We know gratitude is an integral part of our faith as Christians—as a natural response to God’s grace and lovingkindness poured over us. We can see God’s abundant gifts whenever we pause and look around expecting to see them. For many, this takes shape as an end-of-day gratitude list. Even on discouraging days, we can think of 5-10 things worthy of our gratitude; this is a grace. And this practice, over time, shapes us as people with eyes to see God’s abundance around us. When I skip my own gratitude list, I risk missing some of the gifts altogether.

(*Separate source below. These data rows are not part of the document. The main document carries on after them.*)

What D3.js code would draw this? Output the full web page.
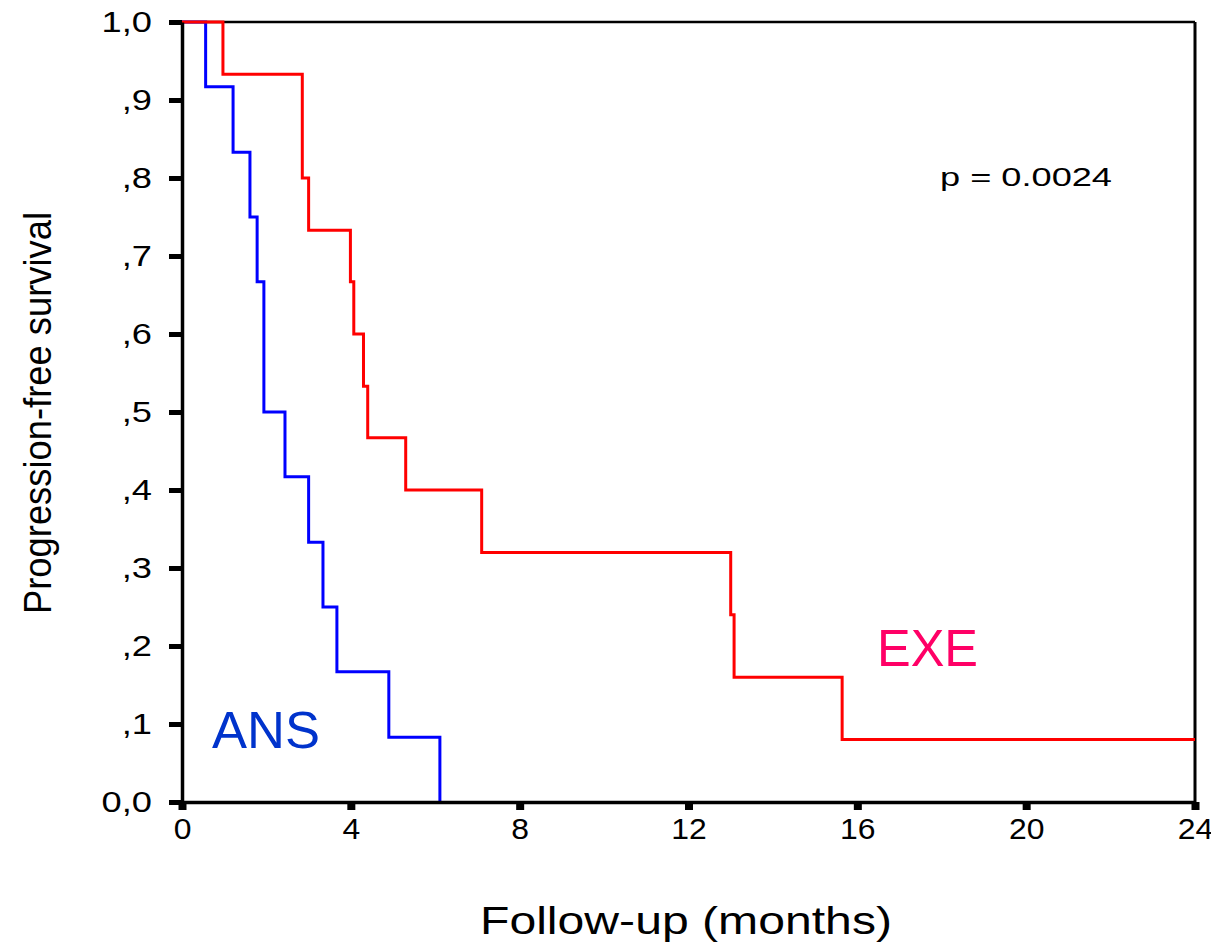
<!DOCTYPE html>
<html>
<head>
<meta charset="utf-8">
<script src="https://cdn.jsdelivr.net/npm/d3@7"></script>
<style>
  body { margin: 0; background: #fff; }
  text { font-family: "Liberation Sans", Arial, sans-serif; }
</style>
</head>
<body>
<svg id="chart" width="1211" height="942"></svg>
<script>
// Kaplan-Meier steps (event time in months, survival after event)
var ansTimes = [0.56, 1.21, 1.61, 1.78, 1.94, 2.44, 3.0, 3.34, 3.67, 4.9, 6.11];
var ansSurv  = [0.917, 0.833, 0.75, 0.667, 0.5, 0.417, 0.333, 0.25, 0.167, 0.083, 0];

var exeTimes = [0.97, 2.85, 3.0, 3.99, 4.07, 4.3, 4.4, 5.3, 7.1, 13.0, 13.08, 15.64];
var exeSurv  = [0.933, 0.8, 0.733, 0.667, 0.6, 0.533, 0.467, 0.4, 0.32, 0.24, 0.16, 0.08];
var exeEnd = 24;

var xTicks = [0, 4, 8, 12, 16, 20, 24];
var yTicks = [0, 0.1, 0.2, 0.3, 0.4, 0.5, 0.6, 0.7, 0.8, 0.9, 1.0];
var yTickLabels = ["0,0", ",1", ",2", ",3", ",4", ",5", ",6", ",7", ",8", ",9", "1,0"];

var svg = d3.select("#chart");

var x = d3.scaleLinear().domain([0, 24]).range([182, 1195]);
var y = d3.scaleLinear().domain([0, 1]).range([802, 22]);

// frame: top and right
svg.append("line").attr("x1", x(0)).attr("x2", x(24)).attr("y1", y(1)).attr("y2", y(1))
  .attr("stroke", "#000").attr("stroke-width", 2.5);
svg.append("line").attr("x1", x(24)).attr("x2", x(24)).attr("y1", y(1)).attr("y2", y(0))
  .attr("stroke", "#000").attr("stroke-width", 3);

// build step points
function steps(times, surv, end) {
  var pts = [[0, 1]];
  times.forEach(function(t, i) { pts.push([t, surv[i]]); });
  if (end != null) pts.push([end, surv[surv.length - 1]]);
  return pts;
}

var line = d3.line()
  .x(function(d) { return x(d[0]); })
  .y(function(d) { return y(d[1]); })
  .curve(d3.curveStepAfter);

svg.append("path").datum(steps(ansTimes, ansSurv, null))
  .attr("d", line).attr("fill", "none").attr("stroke", "#0000ff").attr("stroke-width", 3);
svg.append("path").datum(steps(exeTimes, exeSurv, exeEnd))
  .attr("d", line).attr("fill", "none").attr("stroke", "#ff0000").attr("stroke-width", 3);

// widen tick labels a bit, the original font is broad
function widen(sel, f) {
  sel.each(function() {
    var w = this.getComputedTextLength();
    d3.select(this).attr("textLength", w * f).attr("lengthAdjust", "spacingAndGlyphs");
  });
}

// y axis
var yAxis = svg.append("g").attr("transform", "translate(" + x(0) + ",0)")
  .call(d3.axisLeft(y).tickValues(yTicks).tickSize(0).tickPadding(30)
    .tickFormat(function(d, i) { return yTickLabels[i]; }));
yAxis.select(".domain").attr("stroke", "#000").attr("stroke-width", 3.5);
yAxis.selectAll(".tick text").attr("font-size", 29).attr("fill", "#000")
  .attr("font-family", "Liberation Sans, Arial, sans-serif");
widen(yAxis.selectAll(".tick text"), 1.25);
yAxis.selectAll(".tick").append("rect")
  .attr("x", -13).attr("y", -2.5).attr("width", 13).attr("height", 5).attr("fill", "#000");

// x axis
var xAxis = svg.append("g").attr("transform", "translate(0," + y(0) + ")")
  .call(d3.axisBottom(x).tickValues(xTicks).tickSize(0).tickPadding(16));
xAxis.select(".domain").attr("stroke", "#000").attr("stroke-width", 3.5);
xAxis.selectAll(".tick text").attr("font-size", 29).attr("fill", "#000")
  .attr("font-family", "Liberation Sans, Arial, sans-serif");
widen(xAxis.selectAll(".tick text"), 1.1);
xAxis.selectAll(".tick").append("rect")
  .attr("x", -4).attr("y", 0).attr("width", 8).attr("height", 8).attr("fill", "#000");

// axis titles
svg.append("text").attr("x", 686).attr("y", 934).attr("text-anchor", "middle")
  .attr("font-size", 38).attr("textLength", 412).attr("lengthAdjust", "spacingAndGlyphs")
  .text("Follow-up (months)");
svg.append("text").attr("transform", "translate(51,413) rotate(-90)").attr("text-anchor", "middle")
  .attr("font-size", 38).attr("textLength", 402).attr("lengthAdjust", "spacingAndGlyphs")
  .text("Progression-free survival");

// annotations
svg.append("text").attr("x", 940).attr("y", 186).attr("font-size", 26)
  .attr("textLength", 172).attr("lengthAdjust", "spacingAndGlyphs").text("p = 0.0024");
svg.append("text").attr("x", 212).attr("y", 748).attr("font-size", 52).attr("fill", "#0033cc")
  .attr("textLength", 108).attr("lengthAdjust", "spacingAndGlyphs").text("ANS");
svg.append("text").attr("x", 877).attr("y", 666).attr("font-size", 52).attr("fill", "#ff0066")
  .attr("textLength", 101).attr("lengthAdjust", "spacingAndGlyphs").text("EXE");
</script>
</body>
</html>
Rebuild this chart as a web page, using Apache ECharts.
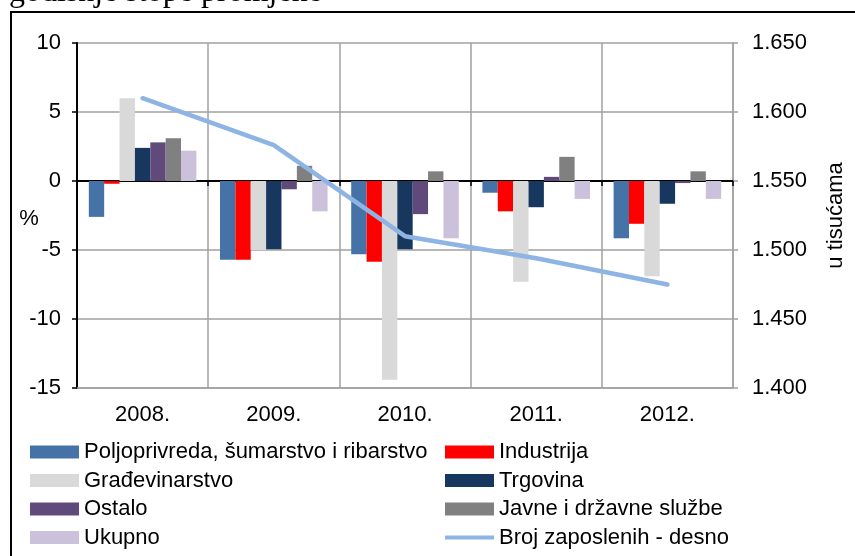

In the month ahead, we’ll bring some of that practice to Facebook and Instagram, as we have in past years, with a monthlong gratitude initiative. This year’s series is called “Alphabet of Gratitude,” and was crafted by designer Jo Nygard Owens. For each of 26 days, we’ll focus on a different word related to gratitude, a scripture passage, and a question for reflection over the course of the day. One of the aims, Owens writes, “is to expand our vocabulary of gratitude”—a worthy endeavor for any month!


Mid-month, we’ll also reflect with gratitude on the work God has done and is doing here at Westminster Presbyterian Church through our Commitment Sunday on November 13. As we commit to another year of ministry, we also give thanks for all that God has done to lead us, together, to this very moment.